On Memorial Day, San Diego saluted U.S. Navy legend Doris “Dorie” Miller. America’s Finest City may have also given the Texas native and World War II hero a political boost.
Miller’s story was the centerpiece of May 27, 2019 ceremonies at Mount Soledad National Veterans Memorial in La Jolla . Sometimes rousing and often somber, the hour-long affair paid tribute to American men and women in uniform who had made the ultimate sacrifice.
The Marine Band played “America the Beautiful"; World War II-era planes roared overhead in the missing-man formation; and Boy Scouts polished the memorial’s 5,100 black granite plaques that honor veterans living and dead.
“We do it every year,” said E.J. Kovacs-Morgan, an 11-year-old Tenderfoot with Troop 4. “Every Memorial Day.”
Likewise, every year, the memorial’s caretakers spotlight one notable veteran. This year’s choice was Miller, who was a 22-year-old cook aboard the battleship West Virginia when it was moored in Pearl Harbor on Dec. 7, 1941. That morning, Japanese aircraft struck without warning, bombing and strafing his ship.
Torpedoes had destroyed his battle station, so Miller helped carry to relative safety many wounded men, including the ship’s dying skipper, Capt. Mervyn S. Bennion.
In an after-action report, the ship’s executive office credited Miller with “unquestionably saving the lives of a number of people who might otherwise have been lost.”
As the attack continued, Miller went forward to man a machine gun. Although untrained in this weapon, he learned quickly, firing until he ran out of ammunition.
“It wasn’t hard,” he said later. “I just pulled the trigger, and she worked fine.”
In 1942, Miller became the first African- American awarded the Navy Cross. The decoration was personally pinned on him by Adm. Chester Nimitz, the Pacific Fleet’s commander in chief.
In November 1943, Miller was lost at sea when a Japanese submarine sank the escort carrier Liscome Bay.
The Navy Cross is a high honor — but not high enough, said Neil O’Connell, a retired Marine Corps sergeant major and president of the Mount Soledad National Veterans Memorial Association.
“His actions,” O’Connell said, “were surely deserving of much more.”
O’Connell noted that Joseph Dioguardi, a former Republican Congress member from New York, and the Texas congressional delegation have urged President Donald Trump to posthumously bestow on Miller the Medal of Honor.
This campaign may soon have some West Coast support from Congress member Scott Peters, D-San Diego. “I’d better look into that and see if I can get in on it,” said Peters, who attended the Mount Soledad ceremonies.
Would he support this cause? “Yes,” he said, “I think so.”
For most in the audience, World War II was history.
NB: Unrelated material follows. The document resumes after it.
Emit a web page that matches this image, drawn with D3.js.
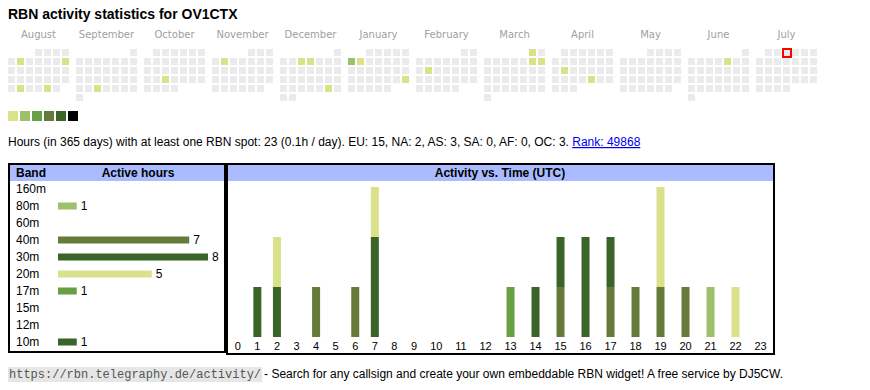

For Bill Galbraith and Max Gurney, it was memory.
Galbraith, 95, was an Army paratrooper who survived D-Day. Gurney, 98, was part of the 1943 Allied invasion of Sicily. Both men plan to be in France next month for the 75th anniversary of D-Day, spending time with old friends.
“The French people that we knew then were truly courageous,” Gurney said. “They helped us, and they like us.”
A version of Miller’s story is told in Michael Bay’s 2001 movie, “Pearl Harbor,” in which the Texan is portrayed by Cuba Gooding Jr. The true story may be best known in Texas, where a statue of Miller was erected in his home town, Waco, and his name adorns three schools.
Only one other school in the U.S. has that honor: Doris Miller Elementary in San Diego’s Tierrasanta neighborhood.
“I think his story is more well-known today than ever before,” said Leroy Ellis III, a great-nephew of Dorie Miller, who joined his cousin Thomas Bledsoe at the ceremonies. “It’s known more and more and more.”
Certainly, the word was spread on Mount Soledad, where an estimated 1,200 turned out for the afternoon event.
The crowd was so large, the memorial’s hilltop parking lots were filled hours in advance. Shuttle buses ferried people up and down Mount Soledad, while scores of hardy souls trekked up the steep slope.
Among them was 81-year-old Mike Miller, a former educator and Marine lieutenant from Pacific Beach (he’s no relation to Dorie Miller). He was slower than some hiking up Mount Soledad, but no one was more determined to reach the summit.
“Not as lean, not as mean,” Miller said. “But still a Marine.”
— Peter Rowe is a reporter for The San Diego Union-Tribune.